Tooth decay (cavities) is one of the most common preventable diseases in children. Children as young as 12-18 months can get cavities. Children do not lose all their baby teeth until they are about 11 or 12 years old. Untreated tooth decay can cause pain and infections that may lead to problems with eating, speaking, sleeping, playing, and learning.

About one in five head start children aged three to five have early childhood tooth decay. One in four Head Start children have untreated tooth decay and need treatment. By age five, one in two Head Start children have had tooth decay. (2014 Wisconsin Healthy Smiles Survey of Wisconsin’s Head Start Children)

One in five third-grade children have untreated tooth decay. One in two third-grade children have had tooth decay. (2013 Wisconsin Healthy Smiles Survey of Wisconsin’s Third-Grade Children)

One in six ninth graders need dental treatment for tooth decay. (2015 Wisconsin Healthy Smiles Survey of Wisconsin’s Ninth-Graders)

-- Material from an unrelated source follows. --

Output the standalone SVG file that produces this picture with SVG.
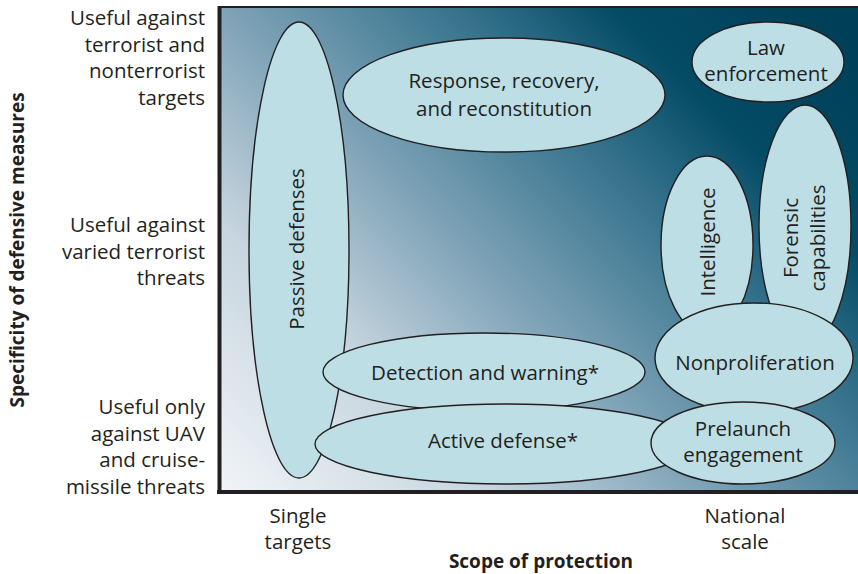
<svg xmlns="http://www.w3.org/2000/svg" width="858" height="574" viewBox="0 0 858 574">
  <defs>
    <!-- 45-degree wash: pale at lower left, deep teal at upper right -->
    <linearGradient id="field" gradientUnits="userSpaceOnUse" x1="220" y1="490" x2="760" y2="-50">
      <stop offset="0" stop-color="#f1f4f7"/>
      <stop offset="0.25" stop-color="#c6d5df"/>
      <stop offset="0.44" stop-color="#82a5b9"/>
      <stop offset="0.6" stop-color="#4a8199"/>
      <stop offset="0.69" stop-color="#2e6c86"/>
      <stop offset="0.81" stop-color="#044b65"/>
      <stop offset="1" stop-color="#003f58"/>
    </linearGradient>
  </defs>
  <style>
    .area { fill: #bddee5; stroke: #231f20; stroke-width: 1.4; }
    .lbl { font-family: "Open Sans", "Noto Sans", "DejaVu Sans", sans-serif; font-size: 20.5px; fill: #231f20; text-anchor: middle; }
    .tick { font-family: "Open Sans", "Noto Sans", "DejaVu Sans", sans-serif; font-size: 20.5px; fill: #231f20; text-anchor: end; }
    .tickc { font-family: "Open Sans", "Noto Sans", "DejaVu Sans", sans-serif; font-size: 20.5px; fill: #231f20; text-anchor: middle; }
    .axis { font-family: "Open Sans", "Noto Sans", "DejaVu Sans", sans-serif; font-size: 19px; font-weight: bold; fill: #231f20; text-anchor: middle; }
  </style>

  <rect width="858" height="574" fill="#ffffff"/>

  <!-- plot field and frame -->
  <g id="plot">
    <rect x="219" y="7" width="639" height="484" fill="url(#field)"/>
    <line x1="219" y1="7" x2="858" y2="7" stroke="#231f20" stroke-width="2"/>
    <line x1="219.5" y1="6" x2="219.5" y2="494" stroke="#231f20" stroke-width="4"/>
    <line x1="217" y1="492" x2="858" y2="492" stroke="#231f20" stroke-width="4"/>
  </g>

  <!-- vertical axis: categories and title -->
  <g id="y-axis">
    <text class="tick" x="205"><tspan x="205" y="25">Useful against</tspan><tspan x="205" y="51.5">terrorist and</tspan><tspan x="205" y="78">nonterrorist</tspan><tspan x="205" y="104.5">targets</tspan></text>
    <text class="tick" x="205"><tspan x="205" y="232">Useful against</tspan><tspan x="205" y="258.5">varied terrorist</tspan><tspan x="205" y="285">threats</tspan></text>
    <text class="tick" x="205"><tspan x="205" y="414">Useful only</tspan><tspan x="205" y="440.5">against UAV</tspan><tspan x="205" y="467">and cruise-</tspan><tspan x="205" y="493.5">missile threats</tspan></text>
    <text class="axis" transform="translate(24,250) rotate(-90)">Specificity of defensive measures</text>
  </g>

  <!-- horizontal axis: ends and title -->
  <g id="x-axis">
    <text class="tickc"><tspan x="298" y="523">Single</tspan><tspan x="298" y="549">targets</tspan></text>
    <text class="tickc"><tspan x="745" y="523">National</tspan><tspan x="745" y="549">scale</tspan></text>
    <text class="axis" x="541" y="568">Scope of protection</text>
  </g>

  <!-- measure regions -->
  <g id="passive-defenses">
    <ellipse class="area" cx="299" cy="250" rx="50" ry="228"/>
    <text class="lbl" transform="translate(304,249) rotate(-90)">Passive defenses</text>
  </g>
  <g id="response-recovery">
    <ellipse class="area" cx="504" cy="95" rx="161" ry="57"/>
    <text class="lbl"><tspan x="504" y="88">Response, recovery,</tspan><tspan x="504" y="115.5">and reconstitution</tspan></text>
  </g>
  <g id="law-enforcement">
    <ellipse class="area" cx="768" cy="62" rx="76" ry="40"/>
    <text class="lbl"><tspan x="766" y="55">Law</tspan><tspan x="766" y="81">enforcement</tspan></text>
  </g>
  <g id="intelligence">
    <ellipse class="area" cx="707" cy="245" rx="46" ry="89"/>
    <text class="lbl" transform="translate(715,242) rotate(-90)">Intelligence</text>
  </g>
  <g id="forensic-capabilities">
    <ellipse class="area" cx="805" cy="226" rx="46" ry="121"/>
    <text class="lbl" transform="rotate(-90 798 238)"><tspan x="798" y="238">Forensic</tspan><tspan x="798" y="265">capabilities</tspan></text>
  </g>
  <g id="nonproliferation">
    <ellipse class="area" cx="754" cy="358" rx="99" ry="55"/>
    <text class="lbl" x="755" y="370">Nonproliferation</text>
  </g>
  <g id="detection-warning">
    <ellipse class="area" cx="484" cy="372" rx="161" ry="39"/>
    <text class="lbl" x="485" y="380">Detection and warning*</text>
  </g>
  <g id="active-defense">
    <ellipse class="area" cx="505" cy="444" rx="190" ry="40"/>
    <text class="lbl" x="503" y="448">Active defense*</text>
  </g>
  <g id="prelaunch-engagement">
    <ellipse class="area" cx="743" cy="443" rx="92" ry="41"/>
    <text class="lbl"><tspan x="743" y="436">Prelaunch</tspan><tspan x="743" y="462">engagement</tspan></text>
  </g>

  <!-- no connectors in this figure -->
  <g id="connectors"/>
</svg>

Tooth decay is preventable. Fluoride varnish, a high concentration fluoride coating that is painted on teeth, can prevent about one-third (33%) of decay in the primary (baby) teeth. Children living in communities with fluoride in the tap water have fewer decayed teeth than children who live in areas where their tap water does not have fluoride. Similarly, children who brush daily with fluoride toothpaste will have less tooth decay. Applying dental sealants to the chewing surfaces of the back teeth is another way to prevent tooth decay. Studies in children show that sealants reduce decay in the permanent molars by 81% for 2 years after they are placed on the tooth and continue to be effective for 4 years after placement.

Oral Health

Oral health means much more than healthy teeth. It means being free of chronic oral-facial pain conditions, oral and pharyngeal (throat) cancers, oral soft tissue lesions, birth defects such as cleft lip and palate, and scores of other diseases and disorders.

Oral health is integral to general health. You cannot be healthy without oral health. Oral health and general health should not be interpreted as separate entities.

Safe and effective disease prevention measures exist that everyone can adopt to improve oral health and prevent disease. These measures include daily oral hygiene procedures and other lifestyle behaviors, community programs such as community water fluoridation and tobacco cessation programs, and provider-based interventions such as the placement of dental sealants and examinations for common oral and pharyngeal cancers.